Fonte: Vatican News

MYANMAR – Domenica di sangue in Myanmar, dove la polizia ha aperto il fuoco sui manifestanti anti-golpe, uccidendo almeno 18 persone e ferendone circa altre 30. Sale così a diverse decine il numero delle vittime della repressione militare in Birmania dall’inizio delle proteste nel Paese seguite al colpo di Stato della giunta, il primo febbraio.

“Condanniamo con forza l’escalation di violenza contro i manifestanti in Myanmar e chiediamo ai militari di fermare immediatamente l’uso della forza contro manifestanti pacifici”. E’ quanto si legge in una dichiarazione della portavoce dell’Ufficio Diritti Umani dell’Onu, Ravina Shamdasani, in cui si riporta che “sulla base di credibili informazioni ricevute, almeno 18 persone sono state uccise ed oltre 30 ferite”.

Secondo l’esponente delle Nazioni Unite in diverse località sono stati usati anche lacrimogeni e granate stordenti, aggiunge la portavoce dell’Onu che poi ha ribadito che “la popolazione del Myanmar ha il diritto di riunirsi pacificamente e chiedere la restaurazione della democrazia: questi diritti dovrebbero essere rispettati da polizia e militari e non affrontati con la violenza e la sanguinosa repressione”.

I media locali riferisco di interventi della polizia per interrompere le manifestazioni in diverse città del Paese.

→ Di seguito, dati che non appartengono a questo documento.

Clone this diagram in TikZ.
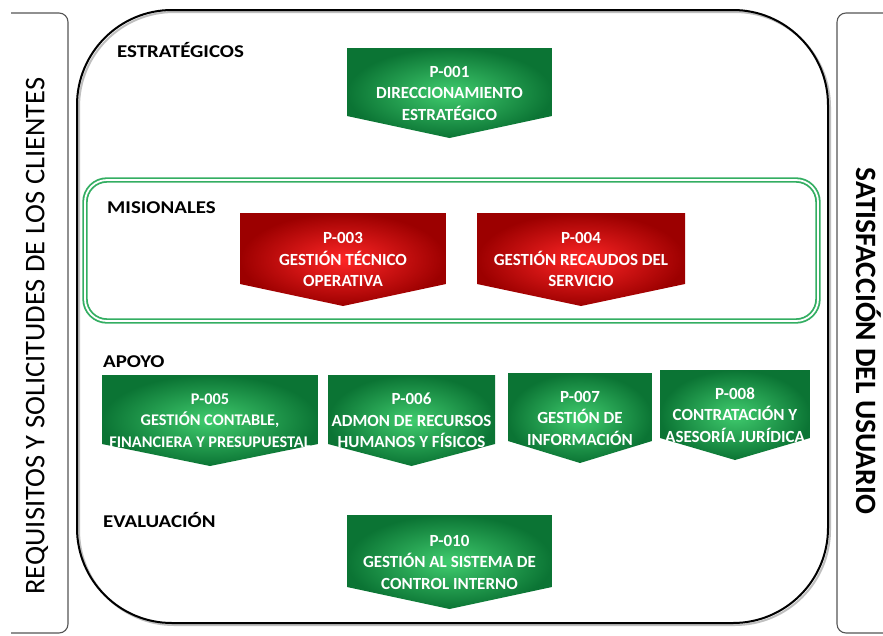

Tuttavia centinaia di persone si sono rifiutate di lasciare le strade a Yangon. Molti hanno allestito barricate mentre altri hanno cantato slogan e canzoni di protesta.

“Il Myanmar è come un campo di battaglia. I cattolici pregano in pubblico”, ha scritto nelle scorse ore su Twitter il cardinale Charles Maung Bo, arcivescovo di Yangon, mostrando sul suo profilo anche le immagini di processioni in cui i cattolici pregano per la pace. In un tweet successivo il porporato ha scritto che i cattolici sono pronti a “incoraggiare e mediare un dialogo nuovo e tempestivo tra le diverse parti”.

Il Myanmar è nel caos da quando l’esercito, all’inizio di questo mese, ha preso il potere e ha arrestato la leader del governo eletta Aung San Suu Kyi e gran parte della leadership del suo partito, la Lega per la democrazia, che alle elezioni di novembre ha ottenuto l’83% dei voti. Il colpo di stato, che ha posto fine ai passi intrapresi verso la democrazia dopo quasi 50 anni di governo militare, ha portato centinaia di migliaia di persone a manifestare nelle strade e alla condanna dei Paesi occidentali.